Colorado State is a rock-star among public universities and private schools alike, thanks in part to their devotion to a green curriculum. Of their 58 departments, 54 offer at least one course engaging with sustainability issues, and their robust School of Global Environmental Sustainability offers 19 different majors. Their faculty includes hard-hitting environmentalists like Temple Grandin, author and animal welfare revolutionary (who was played by Claire Danes in an eponymous HBO movie). They also have 11 LEED Gold buildings, 15 acres of solar panels, and their tree nursery produces 2 million seedling annually.

2.) Green Mountain College (Poultney, Vermont)

This school was the second in the nation become climate-neutral, getting most of their energy from on-campus wind turbines, solar panels, and their partnership with Cow Power. Cow Power extracts methane gas from manure from Vermont’s dairy farms, converts it to electricity, and sells it to participants. The funds go to to local dairy farmers and the on-farm facilities. Unlike the sources of renewable energy most school turn to for their energy credits, Green Mountain is powered by a local source students can visit and learn about. Further, 46 percent of their graduates pursue careers in green jobs!

3.) Lewis & Clark College

Number one on the Princeton Review’s annual list of the greenest colleges, the green awareness of Lewis and Clark’s student body is outstanding. About 95 percent of the students at the College of Arts & Science voluntarily donate toward the purchase of Renewable Energy Certificates. 74 percent of their students take at least one class that includes sustainability learning, and 83 percent of students choose sustainable travel options like bikes. They also offer a unique certification program in Ecopsychology that teaches counseling psychologists to apply ecological research to their mental health practice. And their campus includes 95 acres of woodland to study and explore!

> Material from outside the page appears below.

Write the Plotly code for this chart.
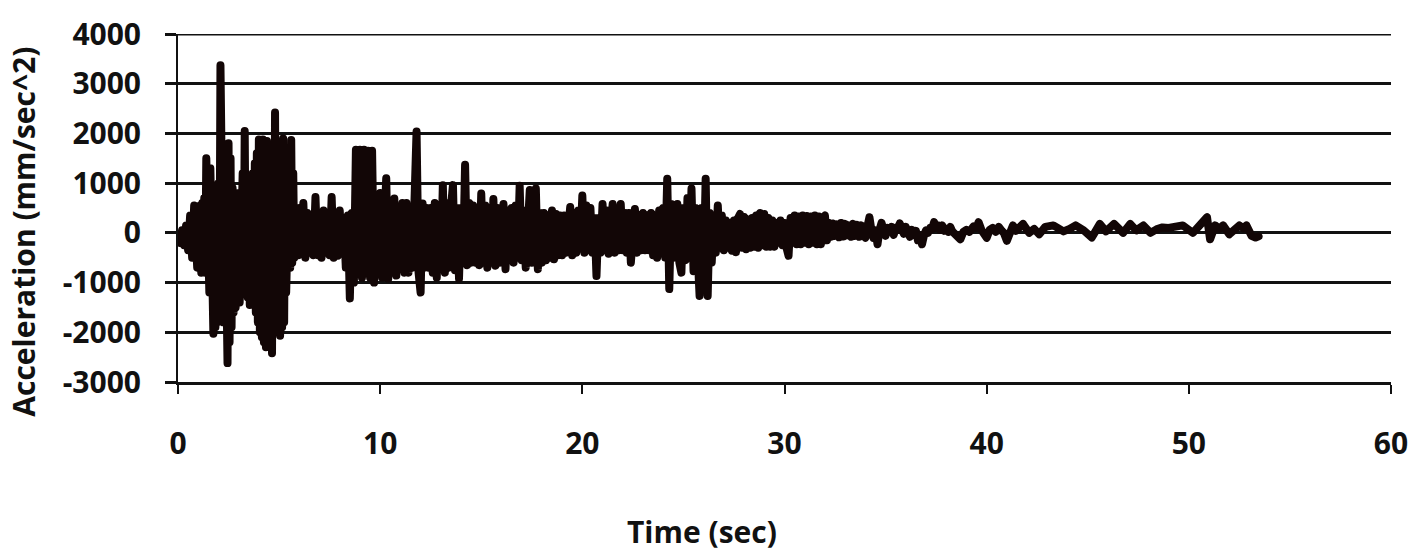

4.) University of California, Santa Barbara

UCSB is considered the greenest public university in the country, and the third greenest college generally. They have led the pack in retrofits, spending $2-3 million annually on efficient HVAC systems, LED lighting, and new insulated windows. Mostly, though, we love their TGIF program. The Green Initiative Fund (TGIF) was the first school water-action plan developed in the drought-vulnerable state of California. 90 percent of their landscaping is irrigated with recycled water, saving about 19 million gallons every year, and the seven-person committee has five student seats.

5.) College of the Atlantic (Bar Harbor, Maine)

This tiny, experimental college only has a few hundred students, and all of them are studying the same niche major: human ecology. Under the umbrella of “human ecology,” students are mostly able to define their own curriculum, planned around their interests and human relationships with the planet. They were the first college to go carbon neutral in 2007. The COA also owns 300 acres of farmland and forrest, and the vegetables, and the organic produce farmed by students comprises about 30 percent of the dining hall meals—and the compost from the dining halls is used on the farm!

Alchemy would also like to give a special shout-out to Pinchot University on Washington’s Bainbridge Island, which we personally know is doing some amazing work—Eli Reich, Alchemy Goods founder, took classes there. Pinchot offers MBAs in Sustainable Business (the first program of its kind in the country!), MBAs in Sustainable Systems, and Certificates in Sustainable Energy. For Seattle locals interested in a green continued education, Alchemy glowingly recommends Pinchot.

To these schools, their students, and all the other people working to combine sustainable practices and education: right on. Thank you. You get it. Green campuses have an impact that goes far beyond their energy or water savings of their campuses—they’re getting an entire generation of graduates interested, engaged, and concerned, and planting some big dreams for how the world could look someday.